Observation and Experiment.
Observation is the act of apprehending things and events, their attributes and their concrete relationships. From the point of view of scientific interest two types of observation may be distinguished, namely: (1) The bare observation of phenomena under conditions which are beyond the control of the investigator, and (2) experiment, that is, the observation of phenomena under conditions controlled by the investigator. What distinguishes experiment from bare observation is control over what is observed, not the use of scientific apparatus, nor the amount of trouble taken. The mere use of telescopes or microscopes, etc., even the selection of specially suitable times and places of observation, does not constitute an experiment, if there is no control over the phenomenon observed. On the other hand, where there is such control, there is experiment, even if next to no apparatus be used, and the amount of trouble involved be negligible. The making of experiments usually demands the employment of technical methods, but the main interest centres in the observations made possible thereby. The great advantage of experiment over bare observation is that it renders possible a more reliable analysis of complex phenomena, and more reliable inferences about their connections, by the variation of circumstances, which it effects. Its importance is so great that people commonly speak of "experimental method." The objection to this is that experiment may be, and is, used in connection with various methods, which are differentiated on other, and more legitimate, grounds. To speak of a method of observation is even less permissible, seeing that no method can be employed without it.
Analysis and Synthesis.
The phenomena of nature are very complex and, to all appearances, very confused. The discovery of any kind of order in them is only rendered possible by processes of analysis and synthesis. These are as essential to all scientific investigation as is observation itself. The process of analysis is helped by the comparison of two or more objects or events that are similar in some respects and different in others. But while comparison is a necessary instrument of analysis, analysis, in its turn, renders possible more exact comparison.

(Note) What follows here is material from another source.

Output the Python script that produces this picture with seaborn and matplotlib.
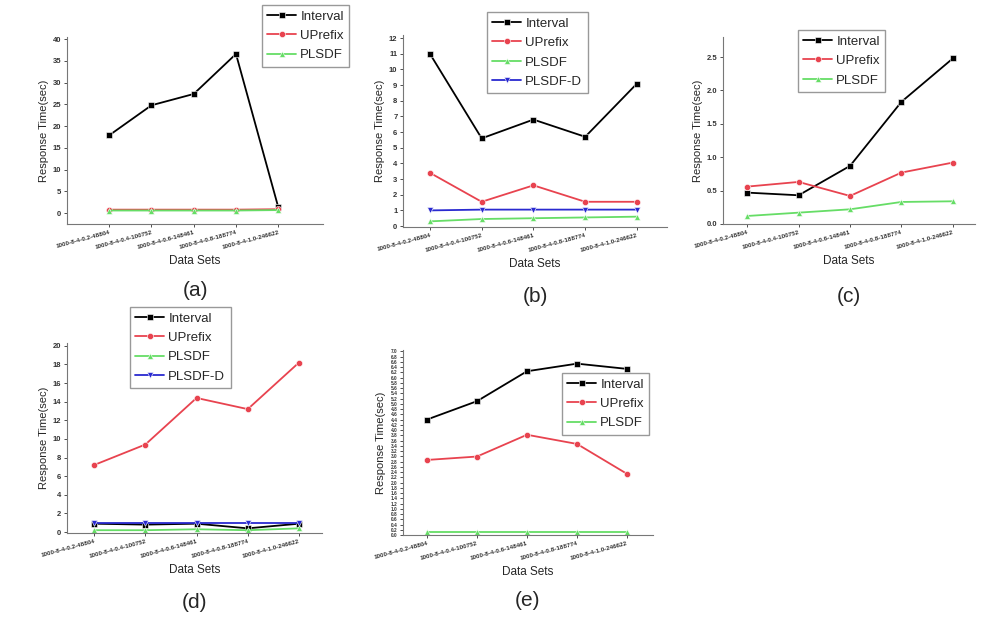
import numpy as np
import pandas as pd
import seaborn as sns
import matplotlib.pyplot as plt

# data sets on the x axis (same five for every panel)
data_sets = ["1000-8-4-0.2-48804", "1000-8-4-0.4-100752", "1000-8-4-0.6-148461",
             "1000-8-4-0.8-188774", "1000-8-4-1.0-246622"]

# (a)
a_interval = [17.9, 24.8, 27.4, 36.6, 1.4]
a_uprefix = [0.8, 0.8, 0.8, 0.8, 0.9]
a_plsdf = [0.6, 0.6, 0.6, 0.6, 0.7]

# (b)
b_interval = [11.0, 5.6, 6.8, 5.7, 9.1]
b_uprefix = [3.4, 1.55, 2.6, 1.55, 1.55]
b_plsdf = [0.3, 0.45, 0.5, 0.55, 0.6]
b_plsdf_d = [1.0, 1.05, 1.05, 1.05, 1.05]

# (c)
c_interval = [0.47, 0.43, 0.87, 1.83, 2.48]
c_uprefix = [0.56, 0.63, 0.42, 0.77, 0.92]
c_plsdf = [0.12, 0.17, 0.22, 0.33, 0.34]

# (d)
d_interval = [0.9, 0.8, 0.9, 0.4, 0.9]
d_uprefix = [7.2, 9.4, 14.4, 13.2, 18.2]
d_plsdf = [0.2, 0.2, 0.3, 0.2, 0.4]
d_plsdf_d = [1.0, 1.0, 1.0, 1.0, 1.0]

# (e)
e_interval = [4.4, 5.1, 6.24, 6.53, 6.33]
e_uprefix = [2.86, 2.99, 3.82, 3.47, 2.33]
e_plsdf = [0.13, 0.13, 0.13, 0.13, 0.13]

colors = {"Interval": "black", "UPrefix": "#e8434f", "PLSDF": "#66dd66", "PLSDF-D": "#2a2ad0"}
marks = {"Interval": "s", "UPrefix": "o", "PLSDF": "^", "PLSDF-D": "v"}

sns.set_theme(style="white")
plt.rcParams["font.family"] = ["Liberation Sans", "DejaVu Sans"]

W, H = 981, 618
fig = plt.figure(figsize=(W / 100, H / 100), dpi=100)


def px_axes(x0, x1, y0, y1):
    return fig.add_axes([x0 / W, 1 - y1 / H, (x1 - x0) / W, (y1 - y0) / H])


def panel(box, series, xlim, ylim, yticks, ytick_fmt, leg_xy, tag, ylab_size=5.5):
    ax = px_axes(*box)
    rows = []
    for name, vals in series.items():
        for i, v in enumerate(vals):
            rows.append({"idx": i, "time": v, "method": name})
    df = pd.DataFrame(rows)
    names = list(series.keys())
    sns.lineplot(data=df, x="idx", y="time", hue="method", style="method",
                 hue_order=names, style_order=names,
                 palette={n: colors[n] for n in names},
                 markers={n: marks[n] for n in names}, dashes=False,
                 markersize=4.5, markeredgewidth=0.4, linewidth=1.3, ax=ax)
    ax.set_xlim(*xlim)
    ax.set_ylim(*ylim)
    ax.set_xticks(range(len(data_sets)))
    ax.set_xticklabels(data_sets, rotation=15, ha="right", rotation_mode="anchor",
                       fontsize=4.5, fontweight="bold")
    ax.set_yticks(yticks)
    ax.set_yticklabels([ytick_fmt.format(t) for t in yticks], fontsize=ylab_size,
                       fontweight="bold")
    for s in ["top", "right"]:
        ax.spines[s].set_visible(False)
    for s in ["left", "bottom"]:
        ax.spines[s].set_color("#777777")
        ax.spines[s].set_linewidth(0.8)
    ax.tick_params(axis="both", direction="out", length=2.5, width=0.6, pad=1.5,
                   colors="#333333", bottom=True, left=True)
    ax.set_xlabel("Data Sets", fontsize=8.5, labelpad=4)
    ax.set_ylabel("Response Time(sec)", fontsize=8, labelpad=3)
    ax.get_legend().remove()
    handles, labels = ax.get_legend_handles_labels()
    fig.legend(handles, labels, loc="upper left",
               bbox_to_anchor=(leg_xy[0] / W, 1 - leg_xy[1] / H),
               bbox_transform=fig.transFigure, fontsize=9.5, frameon=True,
               fancybox=False, edgecolor="#999999", framealpha=1,
               handlelength=2.2, handletextpad=0.3, labelspacing=0.55,
               borderpad=0.4, borderaxespad=0)
    cx = (box[0] + box[1]) / 2
    fig.text(cx / W, 1 - tag[1] / H, tag[0], ha="center", va="center", fontsize=15)
    return ax


panel((67, 323, 37, 224),
      {"Interval": a_interval, "UPrefix": a_uprefix, "PLSDF": a_plsdf},
      (-1.0, 5.06), (-2.5, 40.5), np.arange(0, 41, 5), "{:.0f}",
      (262, 5), ("(a)", 291))

panel((403, 667, 35, 227),
      {"Interval": b_interval, "UPrefix": b_uprefix, "PLSDF": b_plsdf, "PLSDF-D": b_plsdf_d},
      (-0.52, 4.58), (-0.06, 12.2), np.arange(0, 13, 1), "{:.0f}",
      (487, 12), ("(b)", 297))

panel((723, 975, 37, 224),
      {"Interval": c_interval, "UPrefix": c_uprefix, "PLSDF": c_plsdf},
      (-0.47, 4.43), (0, 2.8), np.arange(0, 2.51, 0.5), "{:.1f}",
      (798, 30), ("(c)", 297))

panel((67, 322, 343, 533),
      {"Interval": d_interval, "UPrefix": d_uprefix, "PLSDF": d_plsdf, "PLSDF-D": d_plsdf_d},
      (-0.53, 4.45), (-0.1, 20.3), np.arange(0, 21, 2), "{:.0f}",
      (130, 307), ("(d)", 603))

panel((403, 653, 350, 535),
      {"Interval": e_interval, "UPrefix": e_uprefix, "PLSDF": e_plsdf},
      (-0.48, 4.52), (0, 7.05), np.round(np.arange(0, 7.01, 0.2), 1), "{:.1f}",
      (562, 373), ("(e)", 600), ylab_size=3.4)

fig.savefig("out.png", dpi=100)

After analysing some complex whole into its parts or aspects, we may tentatively connect one of these with another in order to discover a law of connection, or we may, in imagination, combine again some of them and so form an idea of what may be common to many objects or events, or to whole classes of them. Some combinations so obtained may not correspond to anything that has ever been observed. In this way analysis and synthesis, even though they are merely mental in the first instance, prepare the way for experiment, for discovery and invention.